What is expected: Give an exact transcription of every line, dropping the images.

─── Records for this exercise

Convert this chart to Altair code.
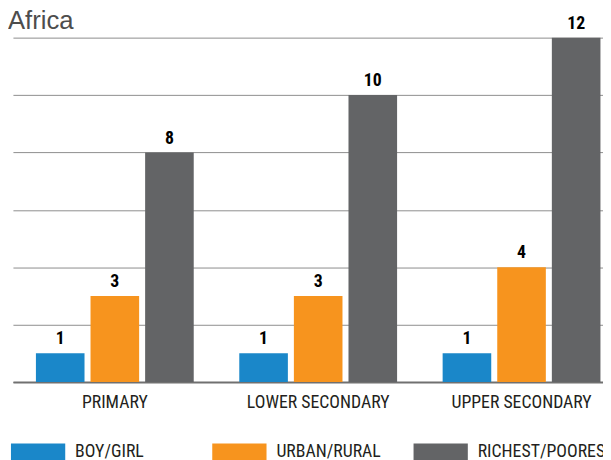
import altair as alt
import pandas as pd

categories = ["PRIMARY", "LOWER SECONDARY", "UPPER SECONDARY"]
series = ["BOY/GIRL", "URBAN/RURAL", "RICHEST/POOREST"]
boy_girl = [1, 1, 1]
urban_rural = [3, 3, 4]
richest_poorest = [8, 10, 12]
colors = ["#1a87c9", "#f7941e", "#636466"]
grid_values = [0, 2, 4, 6, 8, 10, 12]

rows = []
for s, vals in zip(series, [boy_girl, urban_rural, richest_poorest]):
    for c, v in zip(categories, vals):
        rows.append({"category": c, "series": s, "value": v})
df = pd.DataFrame(rows)

NARROW = "Liberation Sans Narrow, Arial Narrow, Roboto Condensed, Liberation Sans, sans-serif"

x = alt.X("category:N", sort=categories,
          scale=alt.Scale(paddingInner=0.224, paddingOuter=0.0628, align=0.9),
          axis=alt.Axis(title=None, labelAngle=0, domainColor="#707070", domainWidth=2,
                        ticks=False, labelPadding=12, labelFont=NARROW, labelFontSize=18,
                        labelColor="#231f20", grid=False))
xoff = alt.XOffset("series:N", sort=series, scale=alt.Scale(paddingInner=0.11, paddingOuter=0))
y = alt.Y("value:Q", scale=alt.Scale(domain=[0, 12], nice=False),
          axis=alt.Axis(values=grid_values, labels=False, ticks=False, domain=False, title=None,
                        gridColor="#8c8c8c", gridWidth=1))

bars = alt.Chart(df).mark_bar().encode(
    x=x, xOffset=xoff, y=y,
    color=alt.Color("series:N", sort=series,
                    scale=alt.Scale(domain=series, range=colors),
                    legend=alt.Legend(title=None, orient="none", legendX=-2, legendY=392,
                                      direction="horizontal", columns=3,
                                      symbolType="M-1,-0.31L1,-0.31L1,0.31L-1,0.31Z",
                                      symbolSize=3025, symbolStrokeWidth=0, symbolOpacity=1,
                                      labelFont=NARROW, labelFontSize=18, labelColor="#231f20",
                                      labelOffset=10, columnPadding=0, gridAlign="all",
                                      labelLimit=300, padding=0)),
)

labels = alt.Chart(df).mark_text(dy=-9, baseline="alphabetic", fontWeight="bold", fontSize=18,
                                 font=NARROW, color="#000000").encode(
    x=x, xOffset=xoff, y=y, text=alt.Text("value:Q"))

chart = alt.layer(bars, labels).properties(
    width=598, height=349,
    title=alt.TitleParams("Africa", anchor="start", fontSize=26, font="Liberation Sans",
                          fontWeight="normal", color="#4d4d4d", dx=-3, offset=-19),
    autosize=alt.AutoSizeParams(type="none"),
    padding={"left": 5, "top": 27, "right": 0, "bottom": 76},
).configure_view(stroke=None)

chart.save("out.html", embed_options={"renderer": "svg", "actions": False})
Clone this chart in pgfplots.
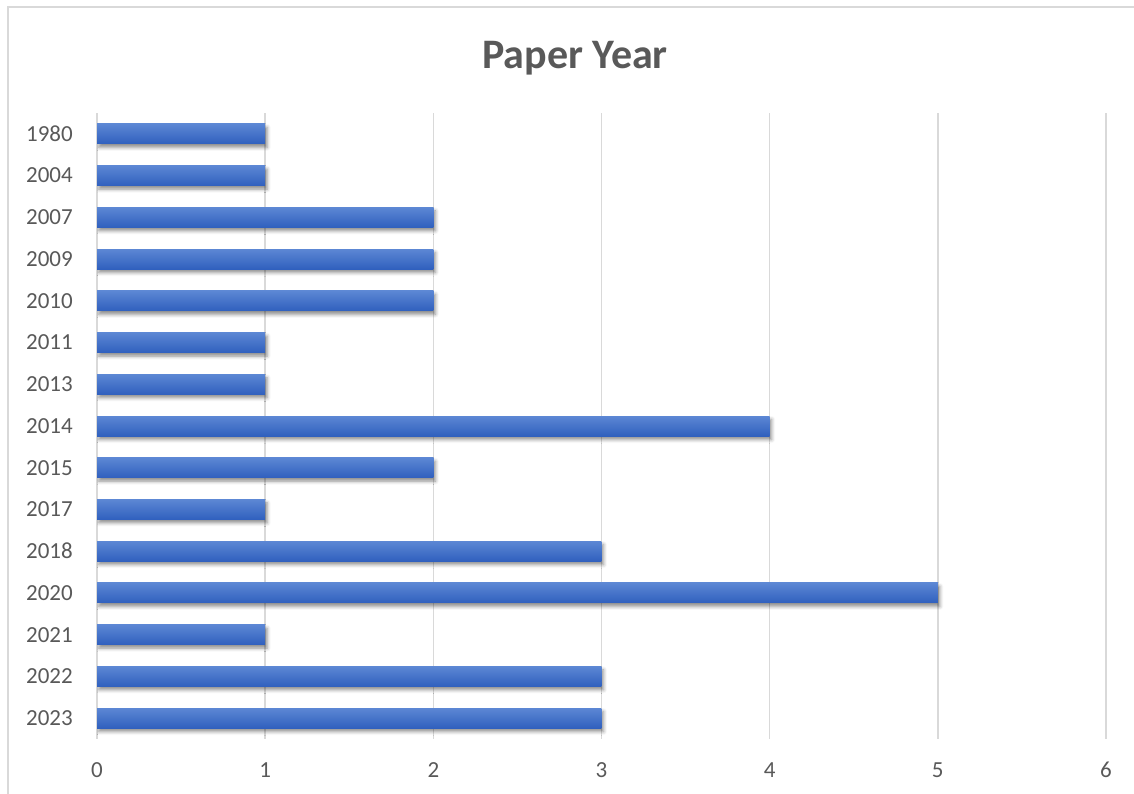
\documentclass[border=0pt]{standalone}
\usepackage{fontspec}
\setmainfont{Carlito}
\usepackage{pgfplots}
\pgfplotsset{compat=1.18}
\usetikzlibrary{shadows.blur}
\definecolor{gridgray}{HTML}{D9D9D9}
\definecolor{txtgray}{HTML}{595959}
\definecolor{bartop}{HTML}{5C87D4}
\definecolor{barbot}{HTML}{3060BE}
\pgfplotsset{onebar/.style={draw=none, top color=bartop, bottom color=barbot, bar shift=0pt,
  blur shadow={shadow xshift=2bp, shadow yshift=-3.5bp, shadow blur radius=3.5bp, shadow opacity=45}}}
\begin{document}
\begin{tikzpicture}
\path[use as bounding box] (0,0) rectangle (1134bp,794bp);
\draw[gridgray, line width=1.2bp] (8bp,-10bp) -- (8bp,787bp) -- (1150bp,787bp);
\node[font=\fontsize{42bp}{48bp}\selectfont\bfseries, text=txtgray] at (575bp,736bp) {Paper Year};
\begin{axis}[
  at={(97bp,55bp)}, anchor=south west,
  scale only axis, width=1009bp, height=626bp,
  xmin=0, xmax=6, ymin=-0.5, ymax=14.5,
  y dir=reverse,
  xtick={0,1,2,3,4,5,6},
  ytick={0,...,14},
  yticklabels={1980,2004,2007,2009,2010,2011,2013,2014,2015,2017,2018,2020,2021,2022,2023},
  xmajorgrids, major grid style={gridgray, line width=1.5bp},
  axis line style={draw=none},
  major tick length=0pt,
  tick label style={font=\fontsize{23bp}{27bp}\selectfont, text=txtgray, inner sep=0pt},
  /pgf/number format/assume math mode=true,
  yticklabel style={anchor=east, xshift=-24bp},
  xticklabel style={anchor=center, yshift=-31bp},
  xbar, bar width=20bp,
]
\addplot[onebar] coordinates {(1,0)};
\addplot[onebar] coordinates {(1,1)};
\addplot[onebar] coordinates {(2,2)};
\addplot[onebar] coordinates {(2,3)};
\addplot[onebar] coordinates {(2,4)};
\addplot[onebar] coordinates {(1,5)};
\addplot[onebar] coordinates {(1,6)};
\addplot[onebar] coordinates {(4,7)};
\addplot[onebar] coordinates {(2,8)};
\addplot[onebar] coordinates {(1,9)};
\addplot[onebar] coordinates {(3,10)};
\addplot[onebar] coordinates {(5,11)};
\addplot[onebar] coordinates {(1,12)};
\addplot[onebar] coordinates {(3,13)};
\addplot[onebar] coordinates {(3,14)};
\end{axis}
\end{tikzpicture}
\end{document}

──────

Result:
Convert this chart to Altair code.
import altair as alt
import pandas as pd

categories = ["PRIMARY", "LOWER SECONDARY", "UPPER SECONDARY"]
series = ["BOY/GIRL", "URBAN/RURAL", "RICHEST/POOREST"]
boy_girl = [1, 1, 1]
urban_rural = [3, 3, 4]
richest_poorest = [8, 10, 12]
colors = ["#1a87c9", "#f7941e", "#636466"]
grid_values = [0, 2, 4, 6, 8, 10, 12]

rows = []
for s, vals in zip(series, [boy_girl, urban_rural, richest_poorest]):
    for c, v in zip(categories, vals):
        rows.append({"category": c, "series": s, "value": v})
df = pd.DataFrame(rows)

NARROW = "Liberation Sans Narrow, Arial Narrow, Roboto Condensed, Liberation Sans, sans-serif"

x = alt.X("category:N", sort=categories,
          scale=alt.Scale(paddingInner=0.224, paddingOuter=0.0628, align=0.9),
          axis=alt.Axis(title=None, labelAngle=0, domainColor="#707070", domainWidth=2,
                        ticks=False, labelPadding=12, labelFont=NARROW, labelFontSize=18,
                        labelColor="#231f20", grid=False))
xoff = alt.XOffset("series:N", sort=series, scale=alt.Scale(paddingInner=0.11, paddingOuter=0))
y = alt.Y("value:Q", scale=alt.Scale(domain=[0, 12], nice=False),
          axis=alt.Axis(values=grid_values, labels=False, ticks=False, domain=False, title=None,
                        gridColor="#8c8c8c", gridWidth=1))

bars = alt.Chart(df).mark_bar().encode(
    x=x, xOffset=xoff, y=y,
    color=alt.Color("series:N", sort=series,
                    scale=alt.Scale(domain=series, range=colors),
                    legend=alt.Legend(title=None, orient="none", legendX=-2, legendY=392,
                                      direction="horizontal", columns=3,
                                      symbolType="M-1,-0.31L1,-0.31L1,0.31L-1,0.31Z",
                                      symbolSize=3025, symbolStrokeWidth=0, symbolOpacity=1,
                                      labelFont=NARROW, labelFontSize=18, labelColor="#231f20",
                                      labelOffset=10, columnPadding=0, gridAlign="all",
                                      labelLimit=300, padding=0)),
)

labels = alt.Chart(df).mark_text(dy=-9, baseline="alphabetic", fontWeight="bold", fontSize=18,
                                 font=NARROW, color="#000000").encode(
    x=x, xOffset=xoff, y=y, text=alt.Text("value:Q"))

chart = alt.layer(bars, labels).properties(
    width=598, height=349,
    title=alt.TitleParams("Africa", anchor="start", fontSize=26, font="Liberation Sans",
                          fontWeight="normal", color="#4d4d4d", dx=-3, offset=-19),
    autosize=alt.AutoSizeParams(type="none"),
    padding={"left": 5, "top": 27, "right": 0, "bottom": 76},
).configure_view(stroke=None)

chart.save("out.html", embed_options={"renderer": "svg", "actions": False})
Clone this chart in pgfplots.
\documentclass[border=0pt]{standalone}
\usepackage{fontspec}
\setmainfont{Carlito}
\usepackage{pgfplots}
\pgfplotsset{compat=1.18}
\usetikzlibrary{shadows.blur}
\definecolor{gridgray}{HTML}{D9D9D9}
\definecolor{txtgray}{HTML}{595959}
\definecolor{bartop}{HTML}{5C87D4}
\definecolor{barbot}{HTML}{3060BE}
\pgfplotsset{onebar/.style={draw=none, top color=bartop, bottom color=barbot, bar shift=0pt,
  blur shadow={shadow xshift=2bp, shadow yshift=-3.5bp, shadow blur radius=3.5bp, shadow opacity=45}}}
\begin{document}
\begin{tikzpicture}
\path[use as bounding box] (0,0) rectangle (1134bp,794bp);
\draw[gridgray, line width=1.2bp] (8bp,-10bp) -- (8bp,787bp) -- (1150bp,787bp);
\node[font=\fontsize{42bp}{48bp}\selectfont\bfseries, text=txtgray] at (575bp,736bp) {Paper Year};
\begin{axis}[
  at={(97bp,55bp)}, anchor=south west,
  scale only axis, width=1009bp, height=626bp,
  xmin=0, xmax=6, ymin=-0.5, ymax=14.5,
  y dir=reverse,
  xtick={0,1,2,3,4,5,6},
  ytick={0,...,14},
  yticklabels={1980,2004,2007,2009,2010,2011,2013,2014,2015,2017,2018,2020,2021,2022,2023},
  xmajorgrids, major grid style={gridgray, line width=1.5bp},
  axis line style={draw=none},
  major tick length=0pt,
  tick label style={font=\fontsize{23bp}{27bp}\selectfont, text=txtgray, inner sep=0pt},
  /pgf/number format/assume math mode=true,
  yticklabel style={anchor=east, xshift=-24bp},
  xticklabel style={anchor=center, yshift=-31bp},
  xbar, bar width=20bp,
]
\addplot[onebar] coordinates {(1,0)};
\addplot[onebar] coordinates {(1,1)};
\addplot[onebar] coordinates {(2,2)};
\addplot[onebar] coordinates {(2,3)};
\addplot[onebar] coordinates {(2,4)};
\addplot[onebar] coordinates {(1,5)};
\addplot[onebar] coordinates {(1,6)};
\addplot[onebar] coordinates {(4,7)};
\addplot[onebar] coordinates {(2,8)};
\addplot[onebar] coordinates {(1,9)};
\addplot[onebar] coordinates {(3,10)};
\addplot[onebar] coordinates {(5,11)};
\addplot[onebar] coordinates {(1,12)};
\addplot[onebar] coordinates {(3,13)};
\addplot[onebar] coordinates {(3,14)};
\end{axis}
\end{tikzpicture}
\end{document}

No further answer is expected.